***** MATERIAL PROVIDED *****

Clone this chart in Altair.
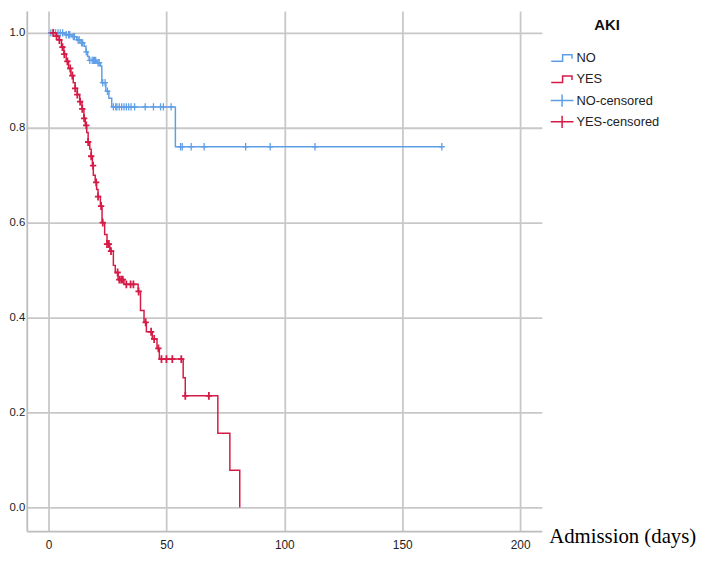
import bisect
import altair as alt
import pandas as pd

# ---- data (Kaplan-Meier curves) ----
NO_DAYS = [0, 7, 10, 12, 13.8, 15.1, 15.9, 16.6, 17.2, 20.5, 22.0, 22.6, 24.3, 25.6, 26.8, 53.8, 166.8]
NO_SURV = [1.0, 0.996, 0.992, 0.985, 0.979, 0.972, 0.96, 0.95, 0.942, 0.937, 0.93, 0.895, 0.877, 0.862, 0.844, 0.76, 0.76]
NO_CENSOR = [1, 2, 3, 4, 5, 6, 7.5, 8.5, 9, 10.5, 11, 12.5, 13, 14, 14.5, 16, 17.5, 18.5, 19, 19.5,
             20, 21, 21.5, 23, 24, 25, 27.5, 28.5, 29, 30, 31, 32, 33, 34, 35, 36.5, 41, 44.5,
             47.5, 48.7, 52, 56, 56.7, 60.5, 66, 83.6, 94, 113, 166.8]

YES_DAYS = [0, 3, 4.5, 5.5, 6.5, 7.5, 8.5, 9.5, 10.5, 11.3, 12.2, 13.2, 14.2, 15, 15.6, 16.2, 16.8,
            17.5, 18.1, 18.6, 19.0, 19.8, 20.4, 21.0, 22.0, 22.7, 23.8, 24.8, 26.0, 27.5, 28.3,
            29.5, 32, 38, 39, 40.5, 41.5, 44, 46, 47, 57.1, 58, 71.8, 76.9, 81.1]
YES_SURV = [1.0, 0.993, 0.985, 0.97, 0.955, 0.94, 0.925, 0.91, 0.895, 0.883, 0.87, 0.855, 0.84, 0.82,
            0.805, 0.79, 0.77, 0.755, 0.74, 0.72, 0.70, 0.685, 0.67, 0.655, 0.635, 0.60, 0.575,
            0.555, 0.54, 0.51, 0.495, 0.48, 0.47, 0.455, 0.415, 0.39, 0.37, 0.355, 0.335, 0.3125,
            0.273, 0.235, 0.156, 0.078, 0.0]
YES_CENSOR = [2, 3.4, 4.6, 5.9, 6.7, 8, 9.2, 10.1, 11.3, 12.2, 13.4, 14.3, 15.1, 16, 16.8, 18.1,
              18.9, 20.2, 21, 22.3, 23, 24.8, 25.6, 26.5, 29.3, 30, 30.8, 31.5, 33, 34.8, 36,
              38.2, 41.2, 43.5, 44.8, 46.6, 47.9, 50, 52.5, 56.3, 58, 68]

LEGEND_KEYS = ["NO", "YES", "NO-censored", "YES-censored"]
X_TICKS = [0, 50, 100, 150, 200]
Y_TICKS = [0.0, 0.2, 0.4, 0.6, 0.8, 1.0]

BLUE = "#5e9ee6"
RED = "#d61a46"
SANS = "Liberation Sans, Arial, sans-serif"

# step icon; zero-length segments give it the same height as the cross icon
STEP_SHAPE = "M-2.2,0.65H0.1V-0.65H2.0V0.15M0,-1.25L0,-1.25M0,1.25L0,1.25"
CROSS_LEGEND = "M-2.3,0H2.3M0,-1.25V1.25"
CROSS_MARK = "M-0.8,0H0.8M0,-1V1"


def surv_at(days, surv, t):
    i = bisect.bisect_right(days, t) - 1
    return surv[max(i, 0)]


no_line = pd.DataFrame({"day": NO_DAYS, "surv": NO_SURV})
yes_line = pd.DataFrame({"day": YES_DAYS, "surv": YES_SURV})
no_cens = pd.DataFrame({"day": NO_CENSOR, "surv": [surv_at(NO_DAYS, NO_SURV, t) for t in NO_CENSOR]})
yes_cens = pd.DataFrame({"day": YES_CENSOR, "surv": [surv_at(YES_DAYS, YES_SURV, t) for t in YES_CENSOR]})
legend_df = pd.DataFrame({"key": LEGEND_KEYS, "day": [300] * 4, "surv": [0.5] * 4})

x_enc = alt.X(
    "day:Q",
    scale=alt.Scale(domain=[-9.22, 209.2], nice=False, zero=False),
    axis=alt.Axis(values=X_TICKS, title="Admission (days)", labelPadding=9, labelFontSize=12,
                  titleX=528, titleY=6, titleAlign="left", titleBaseline="middle",
                  titleFont="Liberation Serif, Times New Roman, serif", titleFontSize=21,
                  titleFontWeight="normal", titleColor="#000000"),
)
y_enc = alt.Y(
    "surv:Q",
    scale=alt.Scale(domain=[-0.05, 1.04583], nice=False, zero=False),
    axis=alt.Axis(values=Y_TICKS, format=".1f", title=None, labelPadding=2, labelFontSize=11.5),
)

line_no = alt.Chart(no_line).mark_line(interpolate="step-after", color=BLUE, strokeWidth=1.5, clip=True).encode(x=x_enc, y=y_enc)
line_yes = alt.Chart(yes_line).mark_line(interpolate="step-after", color=RED, strokeWidth=1.5, clip=True).encode(x=x_enc, y=y_enc)
pts_no = alt.Chart(no_cens).mark_point(shape=CROSS_MARK, size=56, filled=False, color=BLUE,
                                       strokeWidth=1.3, opacity=1, clip=True).encode(x=x_enc, y=y_enc)
pts_yes = alt.Chart(yes_cens).mark_point(shape=CROSS_MARK, size=64, filled=False, color=RED,
                                         strokeWidth=1.8, opacity=1, clip=True).encode(x=x_enc, y=y_enc)

legend_layer = alt.Chart(legend_df).mark_point(filled=False, opacity=1, strokeWidth=1.5, clip=True).encode(
    x=x_enc,
    y=y_enc,
    color=alt.Color("key:N", scale=alt.Scale(domain=LEGEND_KEYS, range=[BLUE, RED, BLUE, RED]),
                    legend=alt.Legend(title="AKI")),
    shape=alt.Shape("key:N", scale=alt.Scale(domain=LEGEND_KEYS,
                                             range=[STEP_SHAPE, STEP_SHAPE, CROSS_LEGEND, CROSS_LEGEND]),
                    legend=alt.Legend(title="AKI")),
)

chart = (
    alt.layer(line_no, line_yes, pts_no, pts_yes, legend_layer)
    .properties(
        width=521,
        height=526,
        padding={"left": 19, "top": 0, "right": 160, "bottom": 19},
        autosize=alt.AutoSizeParams(type="none"),
        background="white",
    )
    .configure_view(strokeWidth=0)
    .configure_axis(
        grid=True, gridColor="#c8c8c8", gridWidth=1.8,
        domainColor="#bdbdbd", domainWidth=1.8,
        ticks=False,
        labelFont=SANS, labelColor="#222222",
    )
    .configure_legend(
        orient="none", legendX=535, legendY=7, padding=0,
        titleFont=SANS, titleFontSize=15, titleFontWeight="bold", titleColor="#111111",
        titleAnchor="middle", titlePadding=19,
        labelFont=SANS, labelFontSize=13, labelColor="#222222", labelOffset=8,
        symbolSize=100, symbolStrokeWidth=1.5, rowPadding=2.5,
    )
)

chart.save("out.html", embed_options={"renderer": "svg", "actions": False})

*****

**EXERCISE BRIEF:** Output the data exactly. Pictures don't belong in the result.

**TASK SOLUTION:**
Clone this chart in Altair.
import bisect
import altair as alt
import pandas as pd

# ---- data (Kaplan-Meier curves) ----
NO_DAYS = [0, 7, 10, 12, 13.8, 15.1, 15.9, 16.6, 17.2, 20.5, 22.0, 22.6, 24.3, 25.6, 26.8, 53.8, 166.8]
NO_SURV = [1.0, 0.996, 0.992, 0.985, 0.979, 0.972, 0.96, 0.95, 0.942, 0.937, 0.93, 0.895, 0.877, 0.862, 0.844, 0.76, 0.76]
NO_CENSOR = [1, 2, 3, 4, 5, 6, 7.5, 8.5, 9, 10.5, 11, 12.5, 13, 14, 14.5, 16, 17.5, 18.5, 19, 19.5,
             20, 21, 21.5, 23, 24, 25, 27.5, 28.5, 29, 30, 31, 32, 33, 34, 35, 36.5, 41, 44.5,
             47.5, 48.7, 52, 56, 56.7, 60.5, 66, 83.6, 94, 113, 166.8]

YES_DAYS = [0, 3, 4.5, 5.5, 6.5, 7.5, 8.5, 9.5, 10.5, 11.3, 12.2, 13.2, 14.2, 15, 15.6, 16.2, 16.8,
            17.5, 18.1, 18.6, 19.0, 19.8, 20.4, 21.0, 22.0, 22.7, 23.8, 24.8, 26.0, 27.5, 28.3,
            29.5, 32, 38, 39, 40.5, 41.5, 44, 46, 47, 57.1, 58, 71.8, 76.9, 81.1]
YES_SURV = [1.0, 0.993, 0.985, 0.97, 0.955, 0.94, 0.925, 0.91, 0.895, 0.883, 0.87, 0.855, 0.84, 0.82,
            0.805, 0.79, 0.77, 0.755, 0.74, 0.72, 0.70, 0.685, 0.67, 0.655, 0.635, 0.60, 0.575,
            0.555, 0.54, 0.51, 0.495, 0.48, 0.47, 0.455, 0.415, 0.39, 0.37, 0.355, 0.335, 0.3125,
            0.273, 0.235, 0.156, 0.078, 0.0]
YES_CENSOR = [2, 3.4, 4.6, 5.9, 6.7, 8, 9.2, 10.1, 11.3, 12.2, 13.4, 14.3, 15.1, 16, 16.8, 18.1,
              18.9, 20.2, 21, 22.3, 23, 24.8, 25.6, 26.5, 29.3, 30, 30.8, 31.5, 33, 34.8, 36,
              38.2, 41.2, 43.5, 44.8, 46.6, 47.9, 50, 52.5, 56.3, 58, 68]

LEGEND_KEYS = ["NO", "YES", "NO-censored", "YES-censored"]
X_TICKS = [0, 50, 100, 150, 200]
Y_TICKS = [0.0, 0.2, 0.4, 0.6, 0.8, 1.0]

BLUE = "#5e9ee6"
RED = "#d61a46"
SANS = "Liberation Sans, Arial, sans-serif"

# step icon; zero-length segments give it the same height as the cross icon
STEP_SHAPE = "M-2.2,0.65H0.1V-0.65H2.0V0.15M0,-1.25L0,-1.25M0,1.25L0,1.25"
CROSS_LEGEND = "M-2.3,0H2.3M0,-1.25V1.25"
CROSS_MARK = "M-0.8,0H0.8M0,-1V1"


def surv_at(days, surv, t):
    i = bisect.bisect_right(days, t) - 1
    return surv[max(i, 0)]


no_line = pd.DataFrame({"day": NO_DAYS, "surv": NO_SURV})
yes_line = pd.DataFrame({"day": YES_DAYS, "surv": YES_SURV})
no_cens = pd.DataFrame({"day": NO_CENSOR, "surv": [surv_at(NO_DAYS, NO_SURV, t) for t in NO_CENSOR]})
yes_cens = pd.DataFrame({"day": YES_CENSOR, "surv": [surv_at(YES_DAYS, YES_SURV, t) for t in YES_CENSOR]})
legend_df = pd.DataFrame({"key": LEGEND_KEYS, "day": [300] * 4, "surv": [0.5] * 4})

x_enc = alt.X(
    "day:Q",
    scale=alt.Scale(domain=[-9.22, 209.2], nice=False, zero=False),
    axis=alt.Axis(values=X_TICKS, title="Admission (days)", labelPadding=9, labelFontSize=12,
                  titleX=528, titleY=6, titleAlign="left", titleBaseline="middle",
                  titleFont="Liberation Serif, Times New Roman, serif", titleFontSize=21,
                  titleFontWeight="normal", titleColor="#000000"),
)
y_enc = alt.Y(
    "surv:Q",
    scale=alt.Scale(domain=[-0.05, 1.04583], nice=False, zero=False),
    axis=alt.Axis(values=Y_TICKS, format=".1f", title=None, labelPadding=2, labelFontSize=11.5),
)

line_no = alt.Chart(no_line).mark_line(interpolate="step-after", color=BLUE, strokeWidth=1.5, clip=True).encode(x=x_enc, y=y_enc)
line_yes = alt.Chart(yes_line).mark_line(interpolate="step-after", color=RED, strokeWidth=1.5, clip=True).encode(x=x_enc, y=y_enc)
pts_no = alt.Chart(no_cens).mark_point(shape=CROSS_MARK, size=56, filled=False, color=BLUE,
                                       strokeWidth=1.3, opacity=1, clip=True).encode(x=x_enc, y=y_enc)
pts_yes = alt.Chart(yes_cens).mark_point(shape=CROSS_MARK, size=64, filled=False, color=RED,
                                         strokeWidth=1.8, opacity=1, clip=True).encode(x=x_enc, y=y_enc)

legend_layer = alt.Chart(legend_df).mark_point(filled=False, opacity=1, strokeWidth=1.5, clip=True).encode(
    x=x_enc,
    y=y_enc,
    color=alt.Color("key:N", scale=alt.Scale(domain=LEGEND_KEYS, range=[BLUE, RED, BLUE, RED]),
                    legend=alt.Legend(title="AKI")),
    shape=alt.Shape("key:N", scale=alt.Scale(domain=LEGEND_KEYS,
                                             range=[STEP_SHAPE, STEP_SHAPE, CROSS_LEGEND, CROSS_LEGEND]),
                    legend=alt.Legend(title="AKI")),
)

chart = (
    alt.layer(line_no, line_yes, pts_no, pts_yes, legend_layer)
    .properties(
        width=521,
        height=526,
        padding={"left": 19, "top": 0, "right": 160, "bottom": 19},
        autosize=alt.AutoSizeParams(type="none"),
        background="white",
    )
    .configure_view(strokeWidth=0)
    .configure_axis(
        grid=True, gridColor="#c8c8c8", gridWidth=1.8,
        domainColor="#bdbdbd", domainWidth=1.8,
        ticks=False,
        labelFont=SANS, labelColor="#222222",
    )
    .configure_legend(
        orient="none", legendX=535, legendY=7, padding=0,
        titleFont=SANS, titleFontSize=15, titleFontWeight="bold", titleColor="#111111",
        titleAnchor="middle", titlePadding=19,
        labelFont=SANS, labelFontSize=13, labelColor="#222222", labelOffset=8,
        symbolSize=100, symbolStrokeWidth=1.5, rowPadding=2.5,
    )
)

chart.save("out.html", embed_options={"renderer": "svg", "actions": False})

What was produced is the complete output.